Chardonnay-dominated Chablis and Gamay-dominated Beaujolais are formally part of the Burgundy wine region, but wines from those subregions are usually referred to by their own names rather than as "Burgundy wines".
Burgundy has a higher number of appellations d'origine contrôlée (AOCs) than any other French region, and is often seen as the most terroir-conscious of the French wine regions.
The various Burgundy AOCs are classified from carefully delineated Grand Cru vineyards down to more non-specific regional appellations.
The main levels in the Burgundy classifications, in descending order of quality, are: Grand crus, Premier crus, village appellations, and finally regional appellations:
Grand Cru wines are produced from the small number of the best vineyard sites in the Côte d'Or, as strictly defined by the AOC laws.
Grand Cru wines make up 2% of the production at 35 hectoliters per hectare.
These wines are generally produced in a style meant for cellaring, and typically need to be aged a minimum of 5-7 years.
The best examples can be kept for more than 15 years.
Grand Cru wines will only list the name of the vineyard as the appellation - such as Corton or Montrachet - on the wine label, plus the Grand Cru term, but not the village name.
Premier Cru wines are produced from specific vineyard sites that are still considered to be of high quality, but not as well regarded as the Grand Cru sites.
Premier Cru wines make up 12% of production at 45 hectoliters/hectare.
These wines often should be aged 3-5 years, and again the best wines can keep for much longer.
Premier Cru wines are labelled with the name of the village of origin, the Premier cru status, and usually the vineyard name, for example, "Volnay 1er Cru Les Caillerets".
Some Premier Cru wines are produced from several Premier Cru vineyards in the same village, and do not carry the name of an individual vineyard.
Village appellation wines are produced from a blend of wines from supposedly lesser vineyard sites within the boundaries of one of 42 villages, or from one individual but non-classified vineyard.
Wines from each different village are considered to have their own specific qualities and characteristics, and not all Burgundy communes have a village appellation.
Village wines make up 36% of production at 50 hectoliters/hectare.
These wines can be consumed 2-4 years after the release date, although again some examples will keep for longer.
Village wines will show the village name on the wine label, such as "Pommard", and sometimes - if applicable - the name of the single vineyard or climat where it was sourced.

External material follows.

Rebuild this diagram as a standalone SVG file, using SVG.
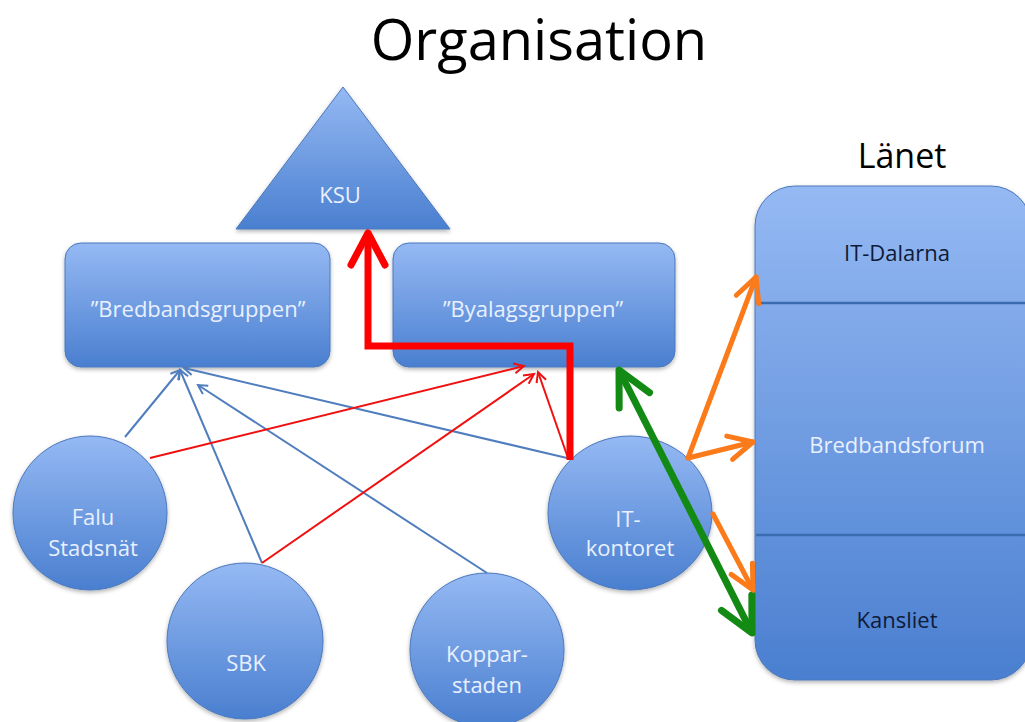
<svg xmlns="http://www.w3.org/2000/svg" width="1025" height="722" viewBox="0 0 1025 722">
<defs>
<linearGradient id="g" x1="0" y1="0" x2="0" y2="1">
<stop offset="0" stop-color="#95b9f3"/>
<stop offset="1" stop-color="#4a7fd0"/>
</linearGradient>
<filter id="sh" x="-10%" y="-10%" width="120%" height="125%">
<feDropShadow dx="0" dy="2" stdDeviation="2" flood-color="#000" flood-opacity="0.3"/>
</filter>
<marker id="mBlue" markerUnits="userSpaceOnUse" overflow="visible" orient="auto" refX="0" refY="0" markerWidth="1" markerHeight="1">
<path d="M-9,-5 L0,0 L-9,5" fill="none" stroke="#4f7dbd" stroke-width="2"/>
</marker>
<marker id="mRed" markerUnits="userSpaceOnUse" overflow="visible" orient="auto" refX="0" refY="0" markerWidth="1" markerHeight="1">
<path d="M-10,-5 L0,0 L-10,5" fill="none" stroke="#f01010" stroke-width="2"/>
</marker>
<marker id="mRedThick" markerUnits="userSpaceOnUse" overflow="visible" orient="auto" refX="0" refY="0" markerWidth="1" markerHeight="1">
<path d="M-32,-17 L0,0 L-32,17" fill="none" stroke="#ff0000" stroke-width="7" stroke-linecap="round" stroke-linejoin="round"/>
</marker>
<marker id="mGreen" markerUnits="userSpaceOnUse" overflow="visible" orient="auto-start-reverse" refX="0" refY="0" markerWidth="1" markerHeight="1">
<path d="M-34,-17 L0,0 L-34,17" fill="none" stroke="#138a13" stroke-width="7" stroke-linecap="round" stroke-linejoin="round"/>
</marker>
<marker id="mOrange" markerUnits="userSpaceOnUse" overflow="visible" orient="auto" refX="0" refY="0" markerWidth="1" markerHeight="1">
<path d="M-24,-12 L0,0 L-24,12" fill="none" stroke="#fb7a1a" stroke-width="5" stroke-linecap="round" stroke-linejoin="round"/>
</marker>
</defs>
<style>
.shape{fill:url(#g);stroke:#4a78bd;stroke-width:1;filter:url(#sh)}
.lbl{font-family:"Open Sans","Liberation Sans",sans-serif;font-size:22px;fill:#e9f0ff;text-anchor:middle}
.dark{fill:#0e1b38}
.head{font-family:"Open Sans","Liberation Sans",sans-serif;fill:#000;text-anchor:middle}
.blue{stroke:#4f7dbd;stroke-width:2;fill:none;marker-end:url(#mBlue)}
.red{stroke:#f01010;stroke-width:2;fill:none;marker-end:url(#mRed)}
.redThick{stroke:#ff0000;stroke-width:7;fill:none;stroke-linejoin:miter;marker-end:url(#mRedThick)}
.green{stroke:#138a13;stroke-width:7;fill:none;marker-start:url(#mGreen);marker-end:url(#mGreen)}
.orange{stroke:#fb7a1a;stroke-width:5;fill:none;stroke-linecap:round;marker-end:url(#mOrange)}
.div{stroke:#3c6cb0;stroke-width:2.5}
</style>
<rect width="1025" height="722" fill="#fff"/>
<text class="head" x="539" y="60" font-size="56">Organisation</text>
<text class="head" x="902" y="168" font-size="34">Länet</text>

<g id="ksu">
<polygon class="shape" points="343,87 236,229 450,229"/>
<text class="lbl" x="340" y="203">KSU</text>
</g>
<g id="bredbandsgruppen">
<rect class="shape" x="65" y="243" width="265" height="124" rx="16"/>
<text class="lbl" x="198" y="317">”Bredbandsgruppen”</text>
</g>
<g id="byalagsgruppen">
<rect class="shape" x="393" y="243" width="282" height="124" rx="16"/>
<text class="lbl" x="533" y="317">”Byalagsgruppen”</text>
</g>
<g id="lanet">
<rect class="shape" x="755" y="186" width="276" height="494" rx="40"/>
<line class="div" x1="756" y1="303" x2="1025" y2="303"/>
<line class="div" x1="756" y1="535" x2="1025" y2="535"/>
<text class="lbl dark" x="897" y="261">IT-Dalarna</text>
<text class="lbl" x="897" y="453">Bredbandsforum</text>
<text class="lbl dark" x="897" y="628">Kansliet</text>
</g>
<g id="falu">
<circle class="shape" cx="90" cy="513" r="77"/>
<text class="lbl" x="93" y="525">Falu</text>
<text class="lbl" x="93" y="556">Stadsnät</text>
</g>
<g id="sbk">
<circle class="shape" cx="245" cy="641" r="78"/>
<text class="lbl" x="246" y="671">SBK</text>
</g>
<g id="kopparstaden">
<circle class="shape" cx="487" cy="650" r="77"/>
<text class="lbl" x="487" y="662">Koppar-</text>
<text class="lbl" x="487" y="693">staden</text>
</g>
<g id="itkontoret">
<ellipse class="shape" cx="630" cy="513" rx="82" ry="77"/>
<text class="lbl" x="628" y="527">IT-</text>
<text class="lbl" x="630" y="556">kontoret</text>
</g>

<g id="connectors">
<line class="blue" x1="125" y1="437" x2="180" y2="370"/>
<line class="blue" x1="262" y1="563" x2="180" y2="370"/>
<line class="blue" x1="567" y1="458" x2="184" y2="368"/>
<line class="blue" x1="487" y1="573" x2="198" y2="385"/>
<line class="red" x1="150" y1="458" x2="524" y2="366"/>
<line class="red" x1="262" y1="563" x2="534" y2="374"/>
<line class="red" x1="568" y1="458" x2="538" y2="372"/>
<path class="redThick" d="M570,460 V346 H368 V233"/>
<line class="green" x1="619" y1="370" x2="752" y2="633"/>
<line class="orange" x1="688" y1="458" x2="756" y2="277"/>
<line class="orange" x1="688" y1="458" x2="753" y2="442"/>
<line class="orange" x1="713" y1="514" x2="753" y2="590"/>
</g>
</svg>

 Several villages in Burgundy have appended the names of their Grand Cru vineyards to the original village name - hence village names such as "Puligny-Montrachet" and "Aloxe-Corton".
Regional appellation wines are wines which are allowed to be produced over the entire region, or over an area significantly larger than that of an individual village.
 At the village, Premier Cru and Grand Cru level, only red and white wines are found, but some of the regional appellations also allow the production of rosé and sparkling wines as well as wines dominated by other grape varieties than Pinot Noir or Chardonnay.
 These appellations can be divided into three groups:
AOC Bourgogne, the standard or "generic" appellation for red or white wines made anywhere throughout the region, and represent simpler wines which are still similar to the village.
These wines may be produced at 55 hectoliters/hectare.
These wines are typically intended for immediate consumption, within 3 years after the vintage date.
Subregional (sous-régional) appellations cover a part of Burgundy larger than a village.
Examples are Bourgogne Hautes-Côtes de Beaune, Bourgogne Hautes-Côtes de Nuits and Mâcon-Villages.
 Typically, those communes which do not have a village appellation, do have access to at least one subregional appellation.
This level is sometimes described as intermediate between AOC Bourgogne and the village level.
Wines of specific styles or other grape varieties include white Bourgogne Aligoté (which is primarily made with the Aligoté grape), red Bourgogne Passe-Tout-Grains (which can contain up to two thirds Gamay) and sparkling Crémant de Bourgogne.
Chablis wines are labeled using a similar hierarchy of Grand Cru, Premier Cru and Village wines, plus Petit Chablis as a level below Village Chablis, whereas wines from Beaujolais are treated differently again.
In general, producers are always allowed to declassify their wine in steps to a lower ranked AOC if they wish to do so.
Thus, a wine from a Grand Cru vineyard may be sold as a Premier Cru from that vineyard's village, a Premier Cru wine may be sold as a Village wine and so on.
This practice will almost invariably mean that the declassified wine will have to be sold at a lower price, so this is only practiced when there is something to be gained overall in the process.
One motive may be to only include vines of a certain age in a Grand Cru wine, in order to improve its quality and raise its prestige and price, in which case the wine coming from younger vines may be sold as a Premier Cru at a lower price.
Overall, such a practice may allow a producer to keep a higher average price for the wine sold.
In total, there are around 150 separate AOCs in Burgundy, including those of Chablis and Beaujolais.
 While an impressive number, it does not include the several hundred named vineyards (lieux-dits) at the Village and Premier Cru level which may be displayed on the label, since at the Village and Premier Cru level, there is only one set of appellation rules per village.
The total number of vineyard-differentiated AOCs that may be displayed is well in excess of 500.